Project title: Neoantigen-reactive T Cells for personalized treatment of panNETs
Mauro Cives, MD University of Bari

- Status: Completed
- Year(s): 2021
- Grant Type: Pilot
- Research Type: Translational
- Primary Tumor Site: Pancreas
- Area of Inquiry: Adoptive T Cell Immunotherapy Against Pancreatic NETs
Description
Cives and his team will work to develop a new form of immunotherapy for patients who have pancreatic NETs. Their approach aims to combine next-generation genetic sequencing technologies and bioinformatic analysis to identify protein fragments, or neoantigens, that can naturally stimulate the immune system’s anti-tumor activity.
What question will the researchers try to answer?
Immunotherapy represents a major breakthrough in the treatment of multiple types of malignancies, but limited efficacy has been documented in recent clinical trials of patients who have a NET. Dr. Cives and his team will work to identify the presence of protein fragments (neoantigens) that can naturally stimulate the anti-tumor activity of the immune system. This will allow us to identify and artificially expand a specific group of tumor-infiltrating immune cells that could be used in the future as an innovative treatment against pancreatic NETs (pNETs).
Why is this important?
New effective therapies are needed for patients who have NETs, and this project has the potential to drive the development of an entirely new form of treatment for patients who have a pNET. After decades of preclinical research, adoptive T cell immunotherapy has reached the clinical arena, and multiple CAR-T cell products are currently approved to treat several hematological malignancies. The recent advent of high-throughput DNA and RNA sequencing technologies, as well as the development of bioinformatic tools facilitating the recognition of tumor neoantigens, have paved the way for identifying T cells specifically directed against tumor cells. This project aims to demonstrate that such T cells can be isolated and expanded from patients who have a pNET, providing the basis for future therapeutic testing.
What will researchers do?
Dr. Cives and his team will combine high-throughput sequencing technologies and state-of-the-art bioinformatic analyses to identify protein fragments (neoantigens) that can stimulate a naturally occurring immune response against pNETs. They will then isolate tumor-infiltrating lymphocytes with specific anti-tumor activity and will expand them to the numbers needed for clinical transfer in humans. His research team, which includes an international, multidisciplinary collaboration between experienced oncologists, immunologists, bioinformaticians and biologists, has a unique potential in tackling the challenges that the project will pose.
How might this improve the treatment of NETs?
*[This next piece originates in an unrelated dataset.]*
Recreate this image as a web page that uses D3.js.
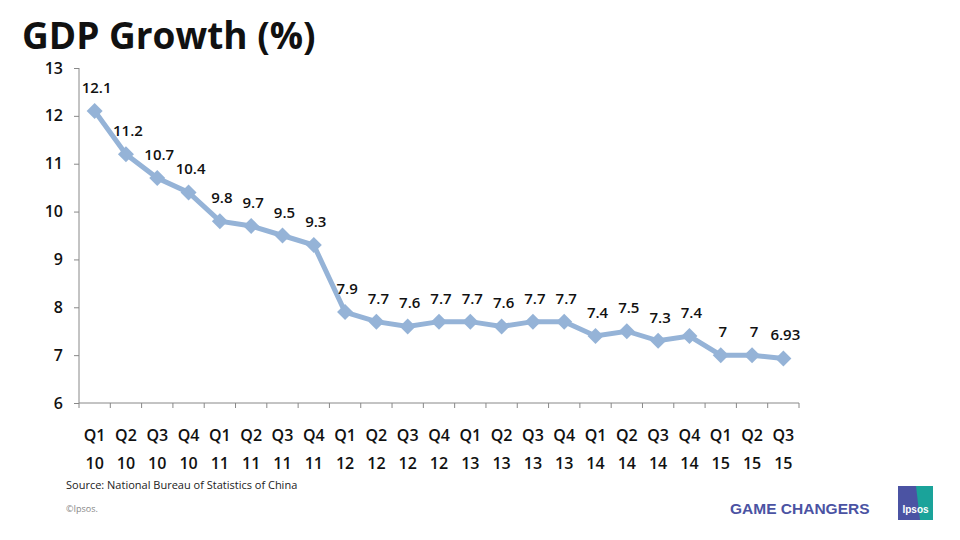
<!DOCTYPE html>
<html><head><meta charset="utf-8">
<script src="https://cdn.jsdelivr.net/npm/d3@7"></script>
<style>body{margin:0;background:#fff}svg{display:block}</style>
</head><body>
<svg id="c" width="960" height="540"></svg>
<script>
const quarters = ["Q1","Q2","Q3","Q4","Q1","Q2","Q3","Q4","Q1","Q2","Q3","Q4","Q1","Q2","Q3","Q4","Q1","Q2","Q3","Q4","Q1","Q2","Q3"];
const years = ["10","10","10","10","11","11","11","11","12","12","12","12","13","13","13","13","14","14","14","14","15","15","15"];
const gdp = [12.1,11.2,10.7,10.4,9.8,9.7,9.5,9.3,7.9,7.7,7.6,7.7,7.7,7.6,7.7,7.7,7.4,7.5,7.3,7.4,7,7,6.93];
const yTicks = [6,7,8,9,10,11,12,13];

const svg = d3.select("#c");
const x = d3.scaleBand().domain(d3.range(gdp.length)).range([79, 799]);
const y = d3.scaleLinear().domain([6, 13]).range([403, 68]);
const cx = i => x(i) + x.bandwidth()/2;
const F = "Open Sans, sans-serif";

svg.append("text").attr("x", 22).attr("y", 49).attr("font-family", F)
  .attr("font-weight", "bold").attr("font-size", 37).attr("fill", "#111").text("GDP Growth (%)");

const ya = svg.append("g").attr("transform", "translate(79,0)").call(d3.axisLeft(y).tickValues(yTicks).tickSize(5).tickFormat(d3.format("d")));
ya.selectAll("text").attr("font-family", F).attr("font-weight", 600).attr("font-size", 16).attr("fill", "#111").attr("dx", "-8");
ya.selectAll("line,path").attr("stroke", "#888");
ya.select("path").attr("d", "M0,68V403");

const xa = svg.append("g").attr("transform", "translate(0,403)");
xa.append("line").attr("x1", 79).attr("x2", 799).attr("stroke", "#888");
xa.selectAll("line.t").data(d3.range(gdp.length + 1)).join("line")
  .attr("x1", i => 79 + i * x.step()).attr("x2", i => 79 + i * x.step()).attr("y2", 5).attr("stroke", "#888");
xa.selectAll("text.q").data(quarters).join("text").attr("x", (d,i) => cx(i)).attr("y", 38)
  .attr("text-anchor", "middle").attr("font-family", F).attr("font-weight", 600).attr("font-size", 16).attr("fill", "#111").text(d => d);
xa.selectAll("text.y").data(years).join("text").attr("x", (d,i) => cx(i)).attr("y", 66)
  .attr("text-anchor", "middle").attr("font-family", F).attr("font-weight", 600).attr("font-size", 16).attr("fill", "#111").text(d => d);

const line = d3.line().x((d,i) => cx(i)).y(d => y(d));
svg.append("path").datum(gdp).attr("d", line).attr("fill", "none").attr("stroke", "#95b3d7").attr("stroke-width", 5);
svg.selectAll("path.m").data(gdp).join("path")
  .attr("transform", (d,i) => `translate(${cx(i)},${y(d)})`)
  .attr("d", "M0,-8L8,0L0,8L-8,0Z").attr("fill", "#95b3d7");
svg.selectAll("text.l").data(gdp).join("text")
  .attr("x", (d,i) => cx(i) + 2).attr("y", d => y(d) - 18).attr("text-anchor", "middle")
  .attr("font-family", F).attr("font-weight", 600).attr("font-size", 15).attr("fill", "#111").text(d => d);

svg.append("text").attr("x", 66).attr("y", 489).attr("font-family", F).attr("font-size", 11).attr("fill", "#222").text("Source: National Bureau of Statistics of China");
svg.append("text").attr("x", 66).attr("y", 512).attr("font-family", F).attr("font-size", 9).attr("fill", "#888").text("©Ipsos.");
svg.append("text").attr("x", 730).attr("y", 514).attr("font-family", "Liberation Sans, Arial, sans-serif").attr("font-weight", "bold").attr("font-size", 15.5).attr("fill", "#4b53a3").text("GAME CHANGERS");
svg.append("rect").attr("x", 898).attr("y", 486).attr("width", 35).attr("height", 34).attr("fill", "#4b53a3");
svg.append("path").attr("d", "M916,486H933V520H920Z").attr("fill", "#1aa39a");
svg.append("text").attr("x", 915.5).attr("y", 513).attr("text-anchor", "middle").attr("font-family", "Liberation Sans, sans-serif").attr("font-weight", "bold").attr("font-size", 10).attr("fill", "#fff").text("Ipsos");
</script></body></html>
This research may pave the way to the development of an innovative, highly individualized form of T cell immunotherapy for patients who have a pNET. This therapeutic modality has never been investigated against NETs.
What is the next step?
He and his team would like to assess the anti-tumor efficacy of T cells targeting specific tumor protein fragments both preclinically and clinically.
Outcomes:
The scope of our study is to investigate neoantigen-reactive tumor-infiltrating lymphocytes (TILs) as an innovative treatment for patients with pancreatic neuroendocrine tumors (panNETs). Neoantigen-reactive TILs are special immune cells that naturally recognize and attack cancer cells. These cells exist in the body (particularly within tumors), but they may be too few or too weak to stop cancer. In this study, we demonstrated that panNETs are characterized by a relatively low number of neoantigens, namely small protein fragments that make tumor cells visible to immune cells. We also found that panNETs are spatially heterogeneous in their ability to make neoantigens visible to the immune system and that cancer cells from different tumor regions tend to present different neoantigens. We were able to isolate and expand to very high numbers TILs from panNET liver metastases. The number of TILs grown in the lab was potentially compatible with clinical infusion in approximately two third of cases. Expanded TILs harboured characteristics known to predict antitumor activity in other cancers. When tested in the lab to verify whether TILs were able to recognize panNET cells, a striking spatial heterogeneity was found, with immune cells infiltrating different panNET regions displaying completely different degrees of tumor recognition. We used advanced technologies to study the metabolism of TILs and found that the immune cells showing the ability to attack the tumor had an improved fitness when compared with those immune cells that resulted inert against the tumor. On this basis, we were able to develop a system to predict which kind of immune cells is likely to exert anti-tumor activity. We are currently identifying the immune cells specifically exerting tumor cell killing in order to selectively expand them and verify how their antitumor activity compares with that of unselected immune cells. This study might provide the foundation for a clinical trial of neoantigen-reactive TILs in patients with panNETs. TIL therapy is already approved by FDA for the treatment of melanoma.
Additional Details
- City: Bari
- State: Italy
- Grant Duration: 1 year
DISCLAIMER
NETRF funds laboratory research to understand the development of neuroendocrine tumors and translational research to explore new concepts in treatment. Research grant descriptions and research updates from NETRF are not intended to serve as medical advice. It can take years for research discoveries to be fully validated and approved for patient care. Always consult your health care providers about your treatment options.